Written request ▸
Show every line containing "matplotlib" by copying it.

===== Information shown =====

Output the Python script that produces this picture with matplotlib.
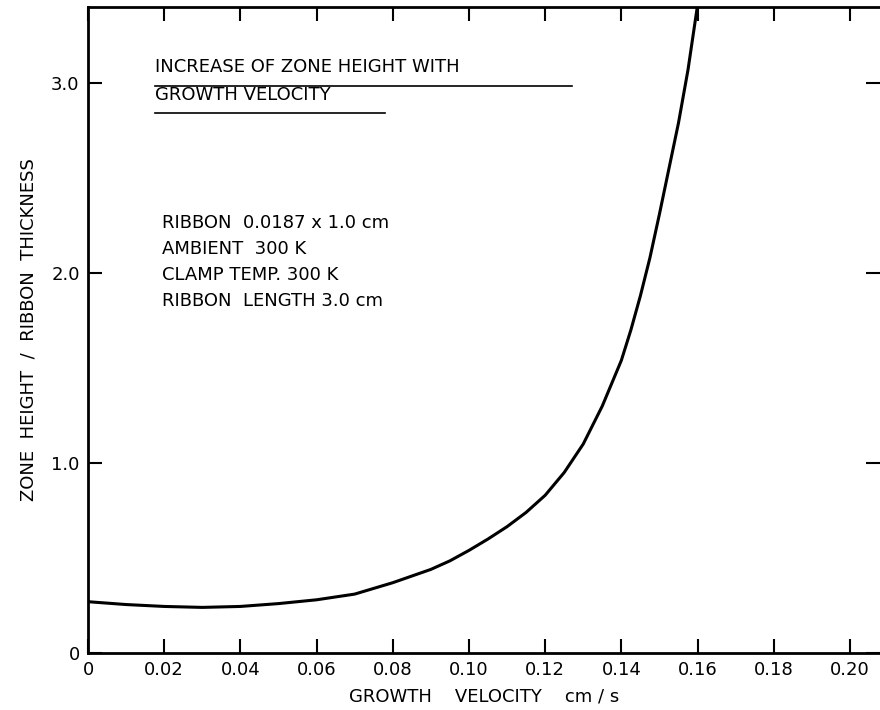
import matplotlib
matplotlib.use("Agg")
import matplotlib.pyplot as plt

# ─── DATA ──────────────────────────────────────────────────────────────────────

velocity = [0.0, 0.01, 0.02, 0.03, 0.04, 0.05, 0.06, 0.07, 0.08, 0.09,
            0.095, 0.10, 0.105, 0.11, 0.115, 0.12, 0.125, 0.13, 0.135,
            0.14, 0.1425, 0.145, 0.1475, 0.15, 0.1525, 0.155, 0.1575, 0.1603]
zone_ratio = [0.27, 0.255, 0.245, 0.24, 0.245, 0.26, 0.28, 0.31, 0.37, 0.44,
              0.485, 0.54, 0.60, 0.665, 0.74, 0.83, 0.95, 1.10, 1.30,
              1.54, 1.70, 1.88, 2.08, 2.31, 2.55, 2.79, 3.07, 3.45]

xticks = [0.0, 0.02, 0.04, 0.06, 0.08, 0.10, 0.12, 0.14, 0.16, 0.18, 0.20]
xtick_labels = ["0", "0.02", "0.04", "0.06", "0.08", "0.10", "0.12",
                "0.14", "0.16", "0.18", "0.20"]
yticks = [0.0, 1.0, 2.0, 3.0]
ytick_labels = ["0", "1.0", "2.0", "3.0"]

title_lines = ["INCREASE OF ZONE HEIGHT WITH", "GROWTH VELOCITY"]
conditions = ["RIBBON  0.0187 x 1.0 cm", "AMBIENT  300 K",
              "CLAMP TEMP. 300 K", "RIBBON  LENGTH 3.0 cm"]

# ─── PLOT ──────────────────────────────────────────────────────────────────────

plt.rcParams['font.family'] = ['DejaVu Sans']

fig = plt.figure(figsize=(8.8, 7.1), dpi=100)
ax = fig.add_axes([0.1, 0.0803, 0.9, 0.9097])

ax.plot(velocity, zone_ratio, color="black", lw=2.2,
        solid_joinstyle="round", solid_capstyle="round")
ax.set_xlim(0, 0.2079)
ax.set_ylim(0, 3.4)

ax.set_xticks(xticks)
ax.set_xticklabels(xtick_labels)
ax.set_yticks(yticks)
ax.set_yticklabels(ytick_labels)
ax.tick_params(direction="in", length=10, width=1.5, labelsize=13,
               top=True, right=True, pad=6)

for side in ["left", "bottom", "top"]:
    ax.spines[side].set_linewidth(2)
ax.spines["right"].set_visible(False)

ax.set_xlabel("GROWTH    VELOCITY    cm / s", fontsize=13, labelpad=6)
ax.set_ylabel("ZONE  HEIGHT  /  RIBBON  THICKNESS", fontsize=13, labelpad=10)

# heading with underlines
ax.text(0.0846, 0.899, title_lines[0], transform=ax.transAxes, fontsize=13,
        va="baseline")
ax.plot([0.0846, 0.611], [0.878, 0.878], transform=ax.transAxes,
        color="black", lw=1.2)
ax.text(0.0846, 0.856, title_lines[1], transform=ax.transAxes, fontsize=13,
        va="baseline")
ax.plot([0.0846, 0.375], [0.836, 0.836], transform=ax.transAxes,
        color="black", lw=1.2)

# run conditions
for i, line in enumerate(conditions):
    ax.text(0.093, 0.658 - i * 0.0405, line, transform=ax.transAxes,
            fontsize=13, va="baseline")

plt.savefig("out.png", dpi=100)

=====

Correct response ▸
Output the Python script that produces this picture with matplotlib.
import matplotlib
matplotlib.use("Agg")
import matplotlib.pyplot as plt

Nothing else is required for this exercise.